Dogberry in Much Ado About Nothing: Character Analysis & Purpose

Instructor: Joseph Altnether

Joe has taught college English courses for several years, has a Bachelor's degree in Russian Studies and a Master's degree in English literature.

The constable Dogberry in Shakespeare's 'Much Ado About Nothing' is a caricature of the police force during the Renaissance. In this lesson, we'll analyze his character and discover his purpose and then you'll test your knowledge with a quiz.

Protector of Messina

Dogberry is a constable who watches over the city of Messina in Shakespeare's Much Ado About Nothing. He sees this as an enormous responsibility. Any failure on their part to fulfill their duties could have grave repercussions, yet he 'cannot see how sleeping should offend.' Apparently, sleeping on the job is acceptable. Shakespeare further ridicules the police force as Dogberry explains the best way to apprehend a thief. He indicates the 'most peaceful way for to let him show himself what he is and steal out of your company.' In other words, the police should keep their distance and allow the thief to steal from them. Throughout the play, Dogberry appears casual about how the police carry out their duties.

An artistic depiction of Dogberry
A depiction of Dogberry

Rather than investigate the character of his men, Dogberry just asks them, 'are you good men and true?' This is how he makes sure they're trustworthy and will uphold the office. When asked what do to if a man will not heed their commands, Dogberry answers that they should 'let him go...and thank God you are rid of a knave.' Despite the appearance that the role of a constable is more for show than action, Dogberry does show some competence. He says that 'any man that knows his statutes, he may stay (the Prince).' He demonstrates a thorough knowledge of the constable's duties and responsibilities, but it's hard for him to make an effort to enforce these statutes.

Fortunate Ones

Dogberry leaves the men and heads for home, but mentions that if 'there be any matter of weight chances, call up me.' He makes himself available if his men wind up in trouble. As it happens, his men learn of Borachio's involvement in a plot to ruin Hero's reputation and wedding. Dogberry to Leonato, the governor of Messina, to inform him that 'our watch…have indeed comprehended two auspicious persons.' He then asks permission to 'have them this morning examin'd before your worship.' Dogberry's continual misuse of particular words confounds Leonato. To appease Dogberry, Leonato grants him permission to conduct the interrogation in his absence.

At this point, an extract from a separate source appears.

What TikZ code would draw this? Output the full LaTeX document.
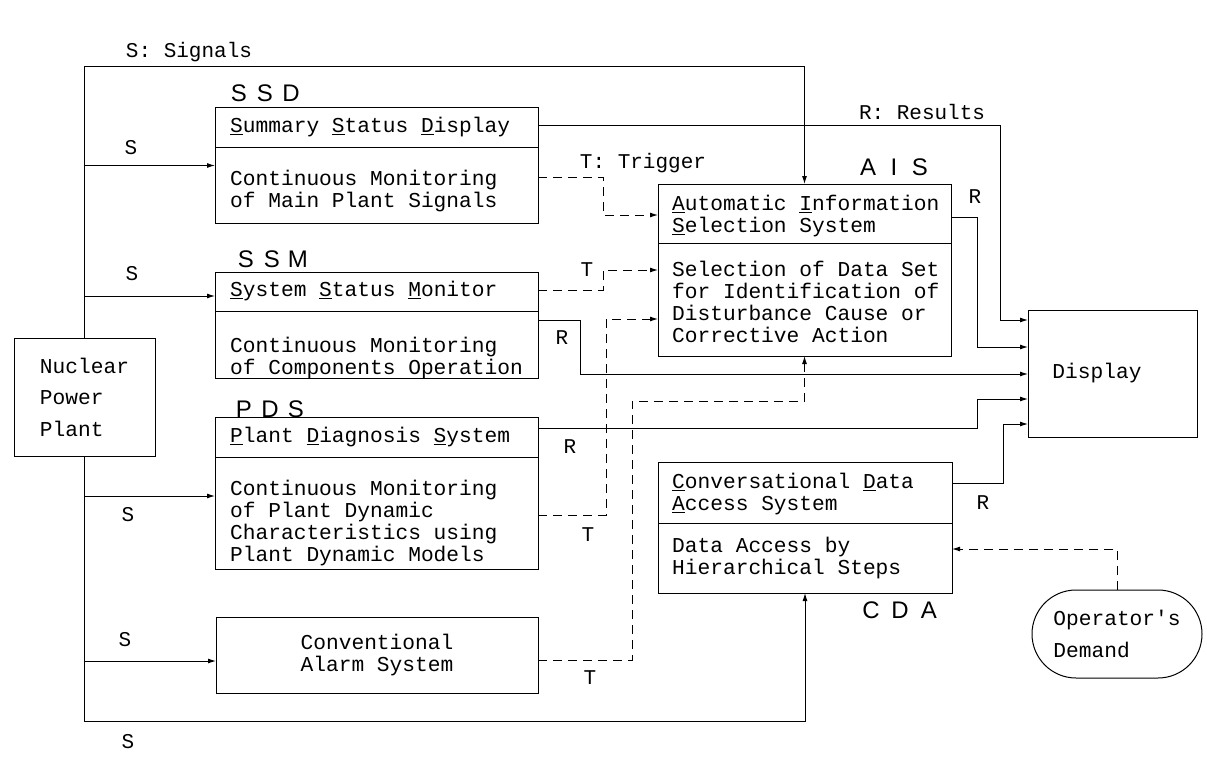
\documentclass[tikz,border=0pt]{standalone}
\usepackage{fontspec}
\newfontfamily\mono{Liberation Mono}
\newfontfamily\labfont{Liberation Sans}
\usetikzlibrary{arrows.meta}
\newcommand{\tagtext}[3]{\makebox[26pt]{#1}\makebox[26pt]{#2}\makebox[26pt]{#3}}
\begin{document}
\begin{tikzpicture}[x=1pt,y=-1pt,
  box/.style={draw, line width=1pt, inner sep=0pt, outer sep=0pt, anchor=north west},
  txt/.style={font=\mono\fontsize{21.2}{22}\selectfont, align=left, inner sep=0pt, anchor=west},
  lbl/.style={font=\mono\fontsize{21}{22}\selectfont, inner sep=0pt},
  tagl/.style={font=\labfont\fontsize{24}{26}\selectfont, inner sep=0pt},
  conn/.style={line width=1pt},
  trig/.style={line width=1pt, dash pattern=on 9pt off 6pt},
  arr/.style={-{Latex[length=8pt,width=5pt]}}
]
\useasboundingbox (0,0) rectangle (1207,765);

% boxes
\node[box, minimum width=141pt, minimum height=118pt, align=left,
      font=\mono\fontsize{21.2}{31.5}\selectfont] (npp) at (14,338) {Nuclear\\Power\\Plant};
\node[box, minimum width=323pt, minimum height=115pt] (ssd) at (215,108) {};
\node[box, minimum width=323pt, minimum height=106pt] (ssm) at (215,272) {};
\node[box, minimum width=323pt, minimum height=152pt] (pds) at (215,417) {};
\node[box, minimum width=322pt, minimum height=76pt, align=center,
      font=\mono\fontsize{21.2}{22}\selectfont] (alarm) at (216,617) {Conventional\\Alarm System};
\node[box, minimum width=293pt, minimum height=172pt] (ais) at (658,184) {};
\node[box, minimum width=294pt, minimum height=131pt] (cda) at (658,462) {};
\node[box, minimum width=169pt, minimum height=127pt] (display) at (1028,310) {};
\node[box, minimum width=170pt, minimum height=88pt, rounded corners=44pt, align=left,
      font=\mono\fontsize{21.2}{32}\selectfont] (opd) at (1032,590) {Operator's\\Demand};

% dividers
\draw[conn] (ssd.west |- 0,148) -- (ssd.east |- 0,148);
\draw[conn] (ssm.west |- 0,311) -- (ssm.east |- 0,311);
\draw[conn] (pds.west |- 0,457) -- (pds.east |- 0,457);
\draw[conn] (ais.west |- 0,243) -- (ais.east |- 0,243);
\draw[conn] (cda.west |- 0,523) -- (cda.east |- 0,523);

% box texts
\node[txt] (ssdt) at (230,127) {\underline{S}ummary \underline{S}tatus \underline{D}isplay};
\node[txt] (ssdb) at (230,191) {Continuous Monitoring\\of Main Plant Signals};
\node[txt] (ssmt) at (230,291) {\underline{S}ystem \underline{S}tatus \underline{M}onitor};
\node[txt] (ssmb) at (230,358) {Continuous Monitoring\\of Components Operation};
\node[txt] (pdst) at (230,437) {\underline{P}lant \underline{D}iagnosis \underline{S}ystem};
\node[txt] (pdsb) at (230,523) {Continuous Monitoring\\of Plant Dynamic\\Characteristics using\\Plant Dynamic Models};
\node[txt] (aist) at (672,216) {\underline{A}utomatic \underline{I}nformation\\\underline{S}election System};
\node[txt] (aisb) at (672,302) {Selection of Data Set\\for Identification of\\Disturbance Cause or\\Corrective Action};
\node[txt] (cdat) at (672,494) {\underline{C}onversational \underline{D}ata\\\underline{A}ccess System};
\node[txt] (cdab) at (672,558) {Data Access by\\Hierarchical Steps};
\node[txt, anchor=center] (dispt) at (1097,373) {Display};

% tags
\node[tagl] (tssd) at (265,93) {\tagtext{S}{S}{D}};
\node[tagl] (tssm) at (272,259) {\tagtext{S}{S}{M}};
\node[tagl] (tpds) at (270,409) {\tagtext{P}{D}{S}};
\node[tagl] (tais) at (894,167) {\tagtext{A}{I}{S}};
\node[tagl] (tcda) at (900,610) {\makebox[29pt]{C}\makebox[29pt]{D}\makebox[29pt]{A}};

% signal lines
\draw[conn, arr] (npp.north) -- (npp.north |- 0,67) -| (ais.north);
\draw[conn, arr] (npp.north |- ssd.west) -- (ssd.west);
\draw[conn, arr] (npp.north |- 0,296) -- (ssm.west |- 0,296);
\draw[conn, arr] (npp.south |- 0,496) -- (pds.west |- 0,496);
\draw[conn, arr] (npp.south |- 0,661) -- (alarm.west |- 0,661);
\draw[conn, arr] (npp.south) -- (npp.south |- 0,721) -| (cda.south);

% results lines
\draw[conn, arr] (ssd.east |- 0,126) -- (1000,126) -- (1000,320) -- (display.west |- 0,320);
\draw[conn, arr] (ais.east |- 0,217) -- (977,217) -- (977,347) -- (display.west |- 0,347);
\draw[conn, arr] (ssm.east |- 0,320) -- (580,320) -- (580,374) -- (display.west |- 0,374);
\draw[conn, arr] (pds.east |- 0,428) -- (977,428) -- (977,399) -- (display.west |- 0,399);
\draw[conn, arr] (cda.east |- 0,483) -- (1003,483) -- (1003,424) -- (display.west |- 0,424);

% trigger lines
\draw[trig, arr] (ssd.east |- 0,177) -- (603,177) -- (603,215) -- (ais.west |- 0,215);
\draw[trig, arr] (ssm.east |- 0,290) -- (603,290) -- (603,270) -- (ais.west |- 0,270);
\draw[trig, arr] (pds.east |- 0,515) -- (606,515) -- (606,319) -- (ais.west |- 0,319);
\draw[trig, arr] (alarm.east |- 0,660) -- (632,660) -- (632,401) -- (ais.south |- 0,401) -- (ais.south);
\draw[trig, arr] (opd.north) -- (opd.north |- 0,549) -- (cda.east |- 0,549);

% labels
\node[lbl] (lsig) at (189,52) {S: Signals};
\node[lbl] (ls1) at (131,148) {S};
\node[lbl] (ls2) at (132,274) {S};
\node[lbl] (ls3) at (128,515) {S};
\node[lbl] (ls4) at (125,640) {S};
\node[lbl] (ls5) at (128,742) {S};
\node[lbl] (lres) at (922,112) {R: Results};
\node[lbl] (ltrig) at (643,163) {T: Trigger};
\node[lbl] (lt1) at (587,270) {T};
\node[lbl] (lr1) at (562,338) {R};
\node[lbl] (lr2) at (570,447) {R};
\node[lbl] (lt2) at (588,535) {T};
\node[lbl] (lt3) at (590,678) {T};
\node[lbl] (lr3) at (975,197) {R};
\node[lbl] (lr4) at (983,503) {R};
\end{tikzpicture}
\end{document}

A sketch of Dogberry and his men
Dogberry and his men

Leonato has additional obligations towards his daughter's wedding, so he's unable to observe the questioning of the supposed criminals. Dogberry asks for a man to 'bring his pen and inkhorn to the jail. We are now to examination these men.' Since Leonato will not be present during the interrogation, they will have written record of the entire conversation. This would preserve the conversation in the event any problem arose later regarding the answers given by the accused. Throughout this process, Dogberry confuses matters by focusing on unimportant things. This lack of attention almost causes the police to overlook their real crime.


While Dogberry eventually learns that Borachio and Conrade actually did something wrong, he takes pride in uncovering the plot. Dogberry attempts to act like a pro even though he's reminded that he 'must call forth the watch that are their accusers,' before he questions the villains. It's Dogberry's men who reveal that Borachio and Conrade called 'Don John, the Prince's brother…a villain.' Dogberry exclaims that 'this is flat perjury,' and tells the accused that he does 'not like (their) look.' Even though Dogberry did nothing, he'll take all the credit for this discovery.

After Dogberry asks for the accused to 'be opinion'd' rather than cuffed, or pinioned, one of the accused calls Dogberry an ass. This lack of respect infuriates Dogberry. He asks, 'dost thou not suspect my place? Dost thou not suspect my years?' Dogberry asserts that he's 'a wise fellow, and which is more, and officer.' He takes great pride in the work he does, and for the number of years he's had this position. He states further that he 'knows the law.' When he presents the case to Leonato, he requests that his being called an ass 'be rememb'red in (their) punishment.' Dogberry considers the disrespect an affront to his character, which only adds to his display of incompetence.